Evolution Mining plans to significantly ramp up operational expansion and exploration despite reporting higher than anticipated costs for the 2019 financial year.
The company achieved all-in sustaining costs (AISC) of $915 an ounce, above its $850-$900 per ounce guidance range, which was driven by both “operational and non-operational factors.”
Evolution’s Mungari operations experienced slight delays in some of the Frog’s Leg Mists stopes, resulting in an overall lower than anticipated grade being processed.
This coincides with issues at Mt Rawdon, which experienced difficulties in extracting sufficient higher-grade ore as it transitioned back into the northern end of the pit.
Higher royalties, due to an increase in gold prices in the June quarter, alongside lower by-product credits in response to lower copper prices also impacted the company’s AISC.
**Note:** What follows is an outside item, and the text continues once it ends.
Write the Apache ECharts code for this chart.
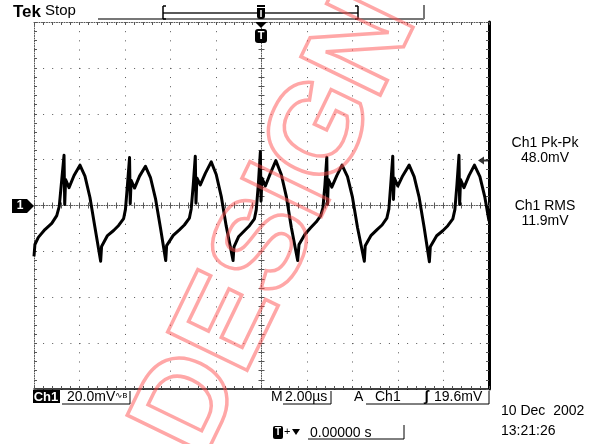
<!DOCTYPE html>
<html>
<head>
<meta charset="utf-8">
<script src="https://cdn.jsdelivr.net/npm/echarts@6/dist/echarts.min.js"></script>
<style>
  html, body { margin: 0; padding: 0; background: #fff; }
  #main { width: 603px; height: 444px; }
</style>
</head>
<body>
<div id="main"></div>
<script>
// time in microseconds (2.00us/div, 0 = trigger point)
const timeUs = [
  -10.0, -9.96, -9.81, -9.52, -9.22, -9.00, -8.89, -8.78, -8.68,
  -8.65, -8.61, -8.46, -8.24, -7.98, -7.76, -7.54, -7.32, -7.07,
  -7.03, -6.77, -6.50, -6.28, -6.06, -5.98, -5.89, -5.80,
  -5.77, -5.73, -5.58, -5.36, -5.10, -4.88, -4.66, -4.44, -4.21,
  -4.17, -3.88, -3.61, -3.39, -3.17, -3.09, -3.00, -2.91,
  -2.88, -2.84, -2.69, -2.47, -2.21, -1.99, -1.77, -1.55, -1.25,
  -1.21, -1.00, -0.75, -0.53, -0.31, -0.23, -0.14, -0.05,
  -0.02, 0.02, 0.17, 0.39, 0.63, 0.87, 1.09, 1.31, 1.59,
  1.65, 1.91, 2.15, 2.40, 2.60, 2.70, 2.79, 2.87,
  2.90, 2.94, 3.09, 3.31, 3.54, 3.78, 4.00, 4.22, 4.52,
  4.56, 4.82, 5.08, 5.30, 5.51, 5.60, 5.68, 5.77,
  5.80, 5.84, 5.99, 6.21, 6.49, 6.71, 6.93, 7.15, 7.38,
  7.42, 7.70, 7.97, 8.19, 8.41, 8.50, 8.59, 8.68,
  8.71, 8.75, 8.90, 9.12, 9.36, 9.60, 9.82, 10.0
];
// channel 1 in mV (20.0mV/div)
const ch1mV = [
  -22.2, -17.0, -13.9, -10.5, -7.8, -4.4, -0.4, 11.3, 21.9,
  0.4, 11.3, 7.8, 13.1, 17.6, 12.8, 3.5, -9.6, -24.3,
  -17.9, -13.1, -10.9, -8.7, -5.7, -1.7, 9.2, 20.9,
  0.8, 11.0, 7.6, 12.8, 17.1, 12.2, 3.0, -9.8, -24.0,
  -17.5, -13.0, -10.6, -8.5, -5.5, -1.5, 9.0, 21.5,
  1.0, 12.0, 9.0, 14.0, 19.0, 13.5, 4.0, -9.0, -24.0,
  -18.0, -13.5, -11.0, -8.8, -5.8, -1.8, 9.0, 23.4,
  1.9, 12.0, 8.5, 14.0, 19.6, 13.5, 4.0, -9.5, -24.0,
  -17.0, -12.5, -9.8, -7.2, -4.5, -1.0, 9.2, 21.0,
  0.4, 11.3, 8.0, 13.0, 17.6, 12.6, 3.5, -9.6, -24.3,
  -17.5, -13.0, -10.5, -8.5, -5.5, -1.5, 9.0, 21.5,
  2.6, 12.0, 8.5, 13.0, 17.6, 12.6, 3.5, -9.6, -24.5,
  -18.0, -13.2, -11.0, -8.8, -5.8, -1.8, 9.0, 21.9,
  0.4, 11.3, 7.8, 13.0, 17.6, 12.6, 3.5, -6.8
];
const trigLevel = 19.6;
const measLabels = ['Ch1 Pk-Pk', '48.0mV', 'Ch1 RMS', '11.9mV'];

const FONT = '"Liberation Sans", "DejaVu Sans", sans-serif';
const GRID = '#555';

var myChart = echarts.init(document.getElementById('main'));

function xAx(extra) {
  return Object.assign({
    type: 'value', min: -10, max: 10, interval: 2,
    axisLabel: { show: false },
    splitLine: { show: false },
    axisTick: { show: true, inside: true, length: 3, lineStyle: { color: GRID } },
    minorTick: { show: true, splitNumber: 5, length: 3, lineStyle: { color: GRID } },
    axisLine: { onZero: false, lineStyle: { color: GRID, width: 1 } }
  }, extra);
}
function yAx(extra) {
  return Object.assign({
    type: 'value', min: -80, max: 80, interval: 20,
    axisLabel: { show: false },
    splitLine: { show: false },
    axisTick: { show: true, inside: true, length: 3, lineStyle: { color: GRID } },
    minorTick: { show: true, splitNumber: 5, length: 3, lineStyle: { color: GRID } },
    axisLine: { onZero: false, lineStyle: { color: GRID, width: 1 } }
  }, extra);
}

function txt(x, y, s, size, extra) {
  return {
    type: 'text', x: x, y: y, z: 60,
    style: Object.assign({
      text: s, font: size + 'px ' + FONT, fill: '#000',
      textAlign: 'left', textVerticalAlign: 'middle'
    }, extra || {})
  };
}
function ln(x1, y1, x2, y2, w, c) {
  return {
    type: 'line', z: 50,
    shape: { x1: x1, y1: y1, x2: x2, y2: y2 },
    style: { stroke: c || '#000', lineWidth: w || 1 }
  };
}

var option = {
  animation: false,
  backgroundColor: '#fff',
  grid: { left: 34, right: 114, top: 22, bottom: 55, containLabel: false },
  xAxis: [
    // bottom border + vertical graticule
    xAx({
      position: 'bottom',
      axisLine: { onZero: false, lineStyle: { color: '#000', width: 1.5 } },
      splitLine: { show: true, lineStyle: { color: GRID, width: 1, type: [1, 8.175] } }
    }),
    // top border
    xAx({ position: 'top', axisLine: { onZero: false, lineStyle: { color: GRID, width: 1, type: [1, 1.5] } } }),
    // center line, ticks up
    xAx({ position: 'bottom', axisLine: { onZero: true, onZeroAxisIndex: 0, lineStyle: { color: GRID, width: 1, type: [1, 1.5] } } }),
    // center line, ticks down
    xAx({ position: 'bottom', axisTick: { show: true, inside: false, length: 3, lineStyle: { color: GRID } },
          axisLine: { show: false, onZero: true, onZeroAxisIndex: 0 } })
  ],
  yAxis: [
    // left border + horizontal graticule
    yAx({
      position: 'left',
      axisLine: { onZero: false, lineStyle: { color: GRID, width: 1, type: [1, 1.5] } },
      splitLine: { show: true, lineStyle: { color: GRID, width: 1, type: [1, 8.1] } }
    }),
    // right border
    yAx({ position: 'right', axisLine: { onZero: false, lineStyle: { color: '#000', width: 3 } } }),
    // center line, ticks right
    yAx({ position: 'left', axisLine: { onZero: true, onZeroAxisIndex: 0, lineStyle: { color: GRID, width: 1, type: [1, 1.5] } } }),
    // center line, ticks left
    yAx({ position: 'left', axisTick: { show: true, inside: false, length: 3, lineStyle: { color: GRID } },
          axisLine: { show: false, onZero: true, onZeroAxisIndex: 0 } })
  ],
  series: [
    {
      name: 'Ch1',
      type: 'line',
      xAxisIndex: 0, yAxisIndex: 0,
      data: timeUs.map(function (t, i) { return [t, ch1mV[i]]; }),
      showSymbol: false,
      lineStyle: { color: '#000', width: 3, join: 'round' },
      z: 10
    },
    {
      name: 'trigger',
      type: 'scatter',
      xAxisIndex: 0, yAxisIndex: 0,
      data: [[10, trigLevel]],
      symbol: 'path://M0,4 L6,0 L6,3 L10,3 L10,5 L6,5 L6,8 Z',
      symbolSize: [10, 8],
      symbolOffset: [-6, 0],
      itemStyle: { color: '#000' },
      z: 11
    }
  ],
  graphic: [
    // header
    txt(13, 12, 'Tek', 17, { font: 'bold 17px ' + FONT }),
    txt(45, 11, 'Stop', 15),
    ln(98, 19, 424, 19, 2, '#777'),
    ln(424, 5, 424, 19, 2, '#777'),
    ln(163, 13, 358, 13, 1.5, '#222'),
    ln(163, 6, 163, 19, 1.5, '#000'),
    ln(163, 6, 166, 6, 1.5, '#000'),
    ln(163, 19, 166, 19, 1.5, '#000'),
    ln(358, 6, 358, 19, 1.5, '#000'),
    ln(355, 6, 358, 6, 1.5, '#000'),
    ln(355, 19, 358, 19, 1.5, '#000'),
    { type: 'rect', z: 51, shape: { x: 257, y: 5, width: 8, height: 2 }, style: { fill: '#000' } },
    { type: 'rect', z: 51, shape: { x: 257, y: 8, width: 8, height: 11, r: [0, 0, 3, 3] }, style: { fill: '#000' } },
    { type: 'line', z: 52, shape: { x1: 261, y1: 10, x2: 261, y2: 17 }, style: { stroke: '#fff', lineWidth: 1.5 } },
    { type: 'polygon', z: 51, shape: { points: [[255, 22], [267, 22], [261, 28]] }, style: { fill: '#000' } },
    { type: 'rect', z: 51, shape: { x: 255, y: 29, width: 12, height: 14, r: 3 }, style: { fill: '#000' } },
    txt(261, 36, 'T', 11, { font: 'bold 11px ' + FONT, fill: '#fff', textAlign: 'center' }),
    // channel ground marker
    { type: 'polygon', z: 51, shape: { points: [[12, 199], [27, 199], [34, 206], [27, 213], [12, 213]] }, style: { fill: '#000' } },
    txt(20, 206, '1', 12, { font: 'bold 12px ' + FONT, fill: '#fff', textAlign: 'center' }),
    // measurements
    txt(545, 143, measLabels[0], 14, { textAlign: 'center' }),
    txt(545, 158, measLabels[1], 14, { textAlign: 'center' }),
    txt(545, 206, measLabels[2], 14, { textAlign: 'center' }),
    txt(545, 221, measLabels[3], 14, { textAlign: 'center' }),
    // bottom status line
    { type: 'rect', z: 51, shape: { x: 33, y: 390, width: 27, height: 13 }, style: { fill: '#000' } },
    txt(46, 397, 'Ch1', 13, { font: 'bold 13px ' + FONT, fill: '#fff', textAlign: 'center' }),
    txt(67, 397, '20.0mV', 14),
    txt(115, 396, '∿ʙ', 9),
    ln(62, 404, 130, 404, 1), ln(130, 391, 130, 404, 1),
    txt(271, 397, 'M', 14),
    txt(285, 397, '2.00µs', 14),
    ln(283, 404, 331, 404, 1), ln(331, 391, 331, 404, 1),
    txt(354, 397, 'A', 14),
    txt(375, 397, 'Ch1', 14),
    txt(424, 397, 'ʃ', 15, { font: 'bold 15px ' + FONT }),
    txt(434, 397, '19.6mV', 14),
    ln(366, 404, 489, 404, 1), ln(489, 391, 489, 404, 1),
    txt(501, 411, '10 Dec  2002', 14),
    txt(501, 431, '13:21:26', 14),
    { type: 'rect', z: 51, shape: { x: 273, y: 426, width: 10, height: 13, r: 2 }, style: { fill: '#000' } },
    txt(278, 432, 'T', 10, { font: 'bold 10px ' + FONT, fill: '#fff', textAlign: 'center' }),
    txt(284, 432, '+', 11),
    { type: 'polygon', z: 51, shape: { points: [[292, 429], [300, 429], [296, 435]] }, style: { fill: '#000' } },
    txt(310, 433, '0.00000 s', 14),
    ln(308, 439, 404, 439, 1), ln(404, 425, 404, 439, 1),
    // watermark
    {
      type: 'text', z: 100, x: 278, y: 225, rotation: 1.12,
      style: {
        text: 'DESIGN', font: 'bold 128px ' + FONT,
        fill: 'transparent', stroke: 'rgba(255,80,80,0.5)', lineWidth: 3.5,
        textAlign: 'center', textVerticalAlign: 'middle'
      }
    }
  ]
};

myChart.setOption(option);
</script>
</body>
</html>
Evolution reported gold production of 753,001 ounces in the 2019 financial year, which was above the midpoint of its 720,000 to 770,000 ounce guidance.
The company’s 2020 financial year guidance stands between 725,000 and 775,000 ounces gold, with costs expected to be in the range of $890-$940 per ounce.
Executive chairman Jake Klein said Evolution’s cash generating capacity was expected to continue, but he was “disappointed” the company couldn’t deliver on its cost guidance.
“We are determined to remain focused on margin and operating efficiencies which is reflected in our guidance for financial year 2020,” he said
“This will ensure we maintain our position as one of the lowest cost gold producers in the world and continue to generate superior returns for our shareholders.”
Klein highlighted Evolution’s “outstanding cash generation”, which is expected to move the company to a net cash position at the end of the year.
Cash generation during the June quarter was $109.4 million, moving Evolution to a net cash position of $35.2 million at June 30.
The company’s cash balance increased by $79.4 million to $335.2 million and bank debt was reduced by $30 million to $300 million.
Evolution’s investment in sustaining capital during this period is expected to be between $90 million and $130 million, with tailing facilities at Mungari, Mt Carlton, Mt Rawdon and Cracow being the main focus areas.
Resource definition drilling, which is included in sustaining capital, is expected to be in the $13 million to $20 million range.
Evolution expects to spend between $195 million and $235 million on major projects and exploration, with the majority of this being spent on expansion projects at Cowal.
The operation is expecting to increase production from 250,000 ounces to over 300,000 ounces per annum.
Major capital at Cowan includes the continuation of the Stage H mine development, a ramp up of the integrated waste landform and the plant expansion project.
Evolution’s capital investment at Mt Carlton relates to the development of the new underground mine, plant optimisation and Stage 4 open pit mine development.
The company is also significantly ramping up exploration investment from $50 million in the 2019 financial year to between $80 million and $105 million in the 2020 financial year.
This is largely driven by the success at Cowal as the GRE46 and Dalwhinnie underground mineralisation continues to be defined and extended.
Cowal, Mungari and greenfields exploration projects will receive the largest allocation of the company’s discovery investment in the 2020 financial year.
The forecasts were released as part of the company’s preliminary operating results for the financial year, ahead of its quarterly report to be released on July 24.